The Toronto Star has the largest circulation in Canada. The paper has an enormous impact on federal and Ontario politics as well as shaping public opinion.

Robin V. Sears is a principal of the Earnscliffe Strategy Group. robin@earnsclilffe.ca.

Shawn Atleo and Stephen Harper are striving to move beyond Canada’s dreary tradition of paternalism toward aboriginal peoples.

That Canada’s enormous aboriginal bureaucracy has failed to deliver despite dispensing billions of dollars a year for decades is not hard to explain — their values and methods differ little from their forebears of two centuries earlier.

Just as Anglican and Catholic missionaries used a combination of carrot and stick to replace local languages and culture with English and Victorian values, so today’s zealous bureaucrats use grants, project funding — and the threat of their withdrawal — to reward “good Indians” and punish the recalcitrant in defence of a classic clientist welfare agenda.

The department changes its name every decade or so, in the apparent belief that new paint will disguise the ancient, rigid superstructure it conceals. No more responsible for “Indian Affairs,” the newest packaging is about aboriginal peoples and northern development. To its friends and enemies it is always simply, “The Department.”
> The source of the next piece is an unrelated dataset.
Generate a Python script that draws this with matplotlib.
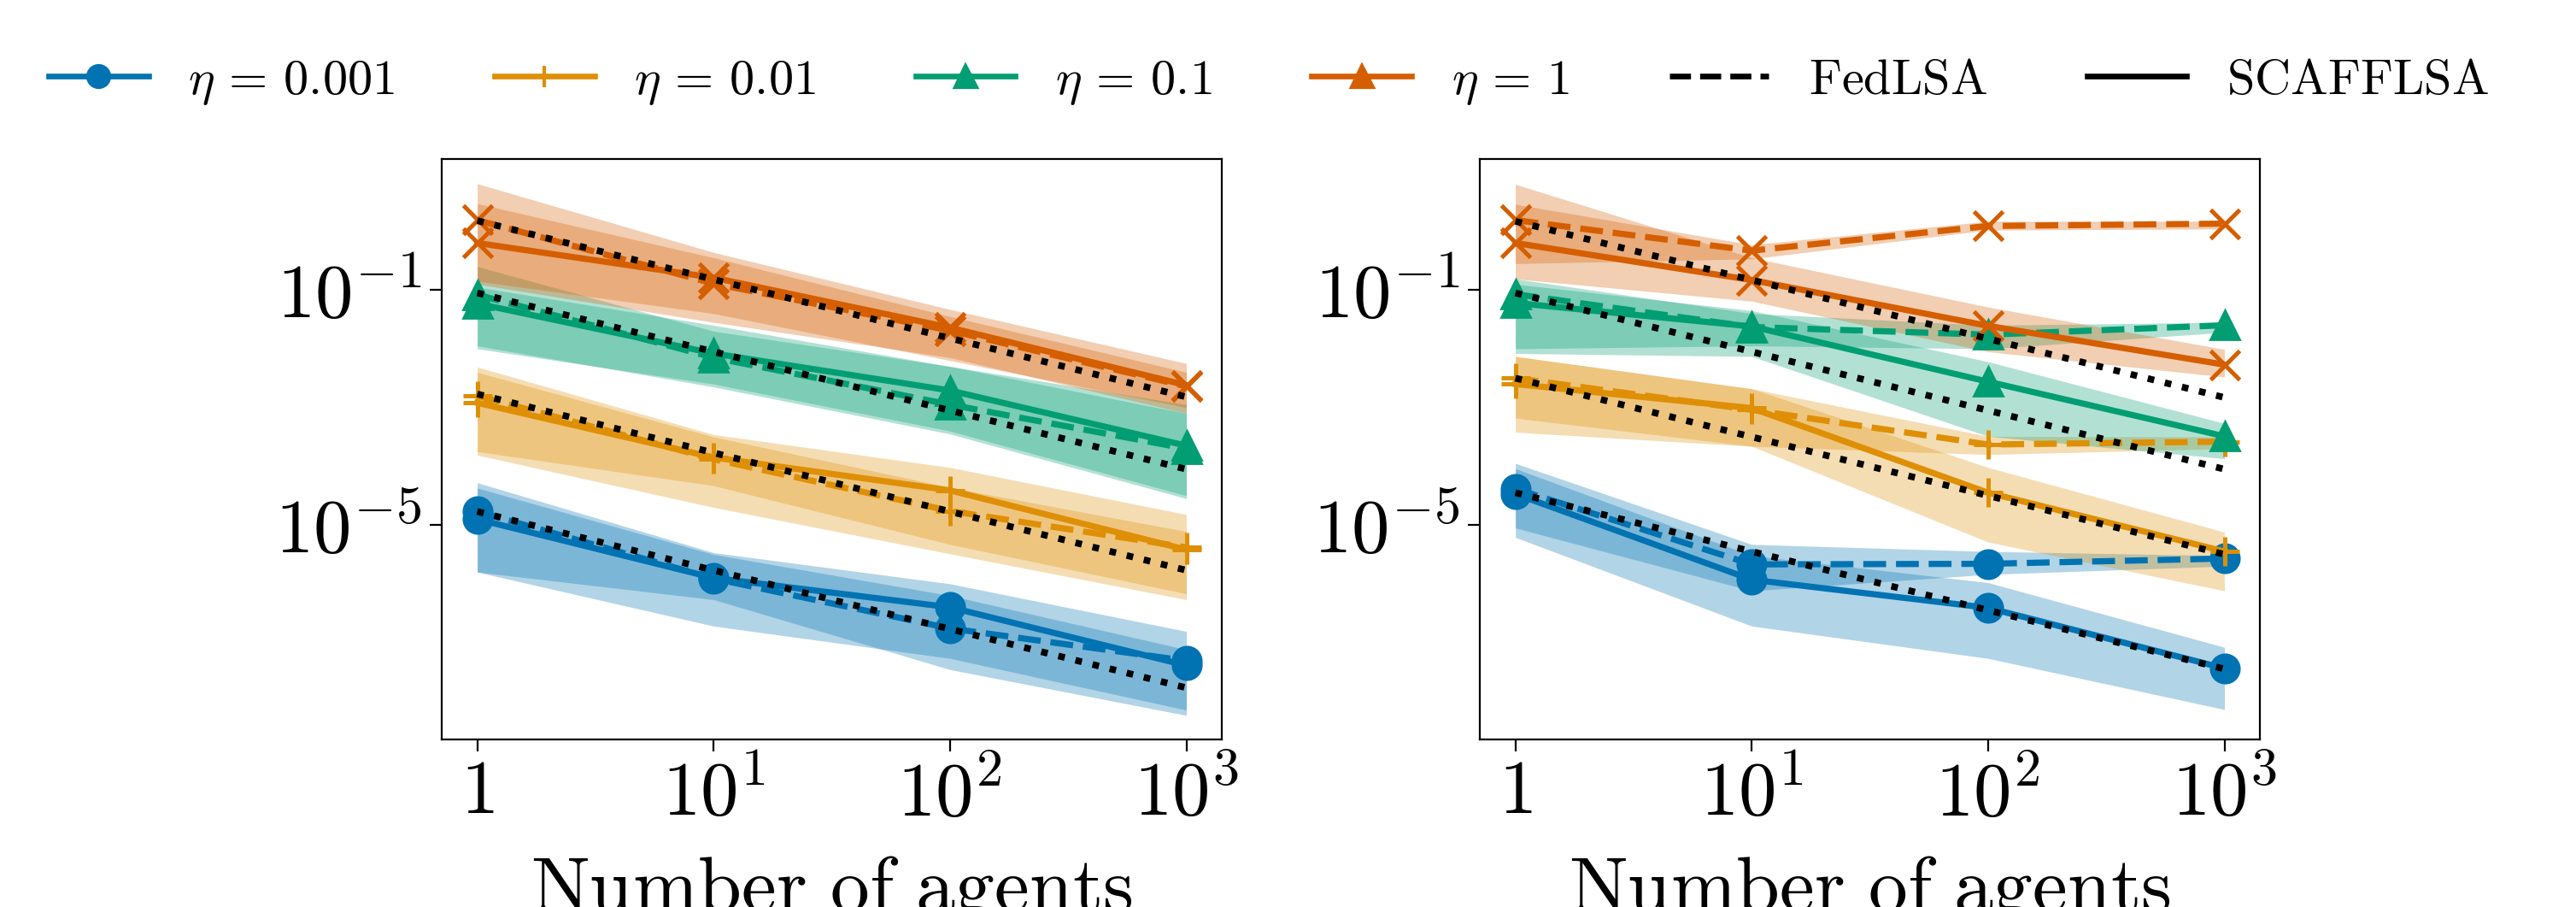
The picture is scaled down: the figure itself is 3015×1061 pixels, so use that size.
import matplotlib
matplotlib.use("Agg")
import matplotlib.pyplot as plt
from matplotlib.lines import Line2D
from matplotlib.ticker import NullLocator
import numpy as np

plt.rcParams['mathtext.fontset'] = 'cm'
plt.rcParams['font.family'] = 'serif'
plt.rcParams['font.serif'] = ['cmr10', 'DejaVu Serif']
plt.rcParams['axes.unicode_minus'] = False

n_agents = [1, 10, 100, 1000]
eta_labels = [r'$\eta \,=\, 0.001$', r'$\eta \,=\, 0.01$', r'$\eta \,=\, 0.1$', r'$\eta \,=\, 1$']
colors = ['#0173b2', '#de8f05', '#029e73', '#d55e00']
markers = ['o', '+', '^', 'x']
legend_markers = ['o', '+', '^', '^']

# values are log10 of the error
# left panel
fed_a = [[-4.77, -5.91, -6.76, -7.31],
         [-2.80, -3.88, -4.76, -5.38],
         [-1.08, -2.15, -2.95, -3.70],
         [0.19, -0.89, -1.69, -2.64]]
scaf_a = [[-4.90, -5.90, -6.40, -7.39],
          [-2.92, -3.85, -4.41, -5.42],
          [-1.23, -2.08, -2.71, -3.65],
          [-0.20, -0.79, -1.64, -2.62]]
theory_a = [[-4.77, -5.77, -6.77, -7.77],
            [-2.77, -3.77, -4.77, -5.77],
            [-1.05, -2.05, -3.05, -4.05],
            [0.18, -0.82, -1.82, -2.82]]
fed_a_lo = [[-5.80, -6.72, -7.27, -8.15], [-3.81, -4.70, -5.49, -6.27],
            [-1.95, -2.65, -3.45, -4.55], [-0.90, -1.55, -2.15, -3.10]]
fed_a_hi = [[-4.28, -5.47, -6.00, -6.81], [-2.31, -3.46, -4.02, -4.82],
            [-0.60, -1.70, -2.30, -2.95], [0.81, -0.36, -1.33, -2.25]]
scaf_a_lo = [[-5.80, -6.27, -7.46, -8.24], [-3.75, -4.33, -5.33, -6.17],
             [-2.00, -2.60, -3.40, -4.50], [-0.85, -1.40, -2.20, -3.00]]
scaf_a_hi = [[-4.37, -5.50, -6.20, -7.12], [-2.40, -3.50, -4.36, -5.11],
             [-0.95, -1.60, -2.30, -3.10], [0.47, -0.45, -1.45, -2.40]]

# right panel
fed_b = [[-4.38, -5.67, -5.66, -5.57],
         [-2.50, -3.04, -3.63, -3.58],
         [-1.07, -1.63, -1.76, -1.60],
         [0.19, -0.33, 0.09, 0.13]]
scaf_b = [[-4.47, -5.93, -6.41, -7.44],
          [-2.60, -3.01, -4.45, -5.45],
          [-1.22, -1.62, -2.56, -3.49],
          [-0.20, -0.83, -1.61, -2.27]]
theory_b = [[-4.45, -5.45, -6.45, -7.45],
            [-2.50, -3.50, -4.50, -5.50],
            [-1.05, -2.05, -3.05, -4.05],
            [0.17, -0.83, -1.83, -2.83]]
fed_b_lo = [[-5.05, -6.12, -5.84, -5.70], [-3.18, -3.66, -3.80, -3.70],
            [-2.00, -1.95, -2.00, -1.72], [-0.55, -0.47, 0.02, 0.04]]
fed_b_hi = [[-3.95, -5.33, -5.45, -5.52], [-2.13, -2.68, -3.49, -3.50],
            [-0.81, -1.40, -1.60, -1.55], [0.46, -0.23, 0.17, 0.17]]
scaf_b_lo = [[-5.21, -6.72, -7.27, -8.14], [-3.42, -3.66, -5.29, -6.12],
             [-2.08, -2.13, -3.49, -3.87], [-0.81, -1.19, -2.05, -2.48]]
scaf_b_hi = [[-4.04, -5.52, -5.98, -7.08], [-2.13, -2.68, -4.02, -5.12],
             [-0.90, -1.35, -2.22, -3.27], [0.80, -0.45, -1.29, -2.01]]

panels = [(fed_a, scaf_a, theory_a, fed_a_lo, fed_a_hi, scaf_a_lo, scaf_a_hi),
          (fed_b, scaf_b, theory_b, fed_b_lo, fed_b_hi, scaf_b_lo, scaf_b_hi)]

fig = plt.figure(figsize=(15.075, 5.305), dpi=200)
ax1 = fig.add_axes([0.1715, 0.1847, 0.3028, 0.6400])
ax2 = fig.add_axes([0.5745, 0.1847, 0.3028, 0.6400])

for ax, (fed, scaf, theo, flo, fhi, slo, shi) in zip([ax1, ax2], panels):
    for i in range(4):
        c = colors[i]
        ax.fill_between(n_agents, 10 ** np.array(flo[i]), 10 ** np.array(fhi[i]),
                        color=c, alpha=0.3, lw=0, zorder=1)
        ax.fill_between(n_agents, 10 ** np.array(slo[i]), 10 ** np.array(shi[i]),
                        color=c, alpha=0.3, lw=0, zorder=1)
    for i in range(4):
        c = colors[i]
        mew = 1.8 if markers[i] in ('+', 'x') else 1
        ax.plot(n_agents, 10 ** np.array(fed[i]), '--', color=c, lw=2.6,
                marker=markers[i], ms=12, mew=mew, zorder=3)
        ax.plot(n_agents, 10 ** np.array(scaf[i]), '-', color=c, lw=2.6,
                marker=markers[i], ms=12, mew=mew, zorder=3)
        ax.plot(n_agents, 10 ** np.array(theo[i]), ':', color='black', lw=2.8, zorder=4)

    ax.set_xscale('log')
    ax.set_yscale('log')
    ax.set_ylim(10 ** -8.65, 10 ** 1.23)
    ax.set_xticks(n_agents)
    ax.set_xticklabels([r'$1$', r'$10^{1}$', r'$10^{2}$', r'$10^{3}$'])
    ax.set_yticks([1e-5, 1e-1])
    ax.set_yticklabels([r'$10^{-5}$', r'$10^{-1}$'])
    ax.xaxis.set_minor_locator(NullLocator())
    ax.yaxis.set_minor_locator(NullLocator())
    ax.tick_params(labelsize=32, length=5, width=0.8)
    ax.set_xlabel(r'$\mathrm{Number\ of\ agents}$', fontsize=33, labelpad=10)

handles = [Line2D([], [], color=colors[i], lw=2.4, marker=legend_markers[i], ms=9, mew=1.5)
           for i in range(4)]
handles.append(Line2D([], [], color='black', ls='--', lw=2.4))
handles.append(Line2D([], [], color='black', ls='-', lw=2.4))
labels = eta_labels + [r'$\mathrm{FedLSA}$', r'$\mathrm{SCAFFLSA}$']
fig.legend(handles, labels, loc='center', bbox_to_anchor=(0.4925, 0.909), ncol=6,
           frameon=False, fontsize=21, columnspacing=2.0, handletextpad=0.8)

fig.savefig('out.png', dpi=200)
Money has replaced the threat of force as the state’s preferred means of ensuring compliance. Although the department selectively leaks the abuse of its funds by some First Nations communities as a caution to those tempted to “get off the reserve” as it were — it rarely offers a view of its own internal use of taxpayers’ funds.

It would surely horrify the diminishing and battered cadre of Reform party true believers to know that their government has overseen a rapid growth in the hundreds of millions of dollars that the department spends on outside consultants. The most recent figure is $350 million a year and growing rapidly.

Once a decade or so, a brave or naive new minister is handed the mess that is Canada’s First Nations policy, and he or she decides to take on the department. They announce measures that will deliver real change in health, education and economic possibility on reserve and among Canada’s burgeoning urban aboriginal communities. What follows is like a poorly scripted episode of Yes, Minister, as the department’s enormous ranks of mid-level bureaucrats adopt their best passive-aggressive postures, smiling and nodding at the innocent politician’s stern admonitions.

The arrival of a seasoned old-hand in the form of Bernard Valcourt is a token not only of Prime Minister Stephen Harper’s frustration with the department’s intransigence, but also of his recognition that he must break it if he is not to wear the political cost of a complete breakdown in relations between the Crown and Canada’s First Nations. Incredibly, he has taken the step of dressing down both the former minister and his deputy in front of outsiders for their collective failure to implement policies he has agreed to and had directed them to execute.

Valcourt has already sent a frisson through the department’s most hardcore gatekeepers of Canada’s last 19th-century welfare bureaucracy. His early declarations, both to the First Nations leadership and to his officials, have been refreshing. In effect: “I am here to deliver the changes that the prime minister has promised for Canada’s aboriginal peoples and I do not intend to fail.” His ability to deliver, however, will be determined by events and decisions outside the department’s, the government’s and his control.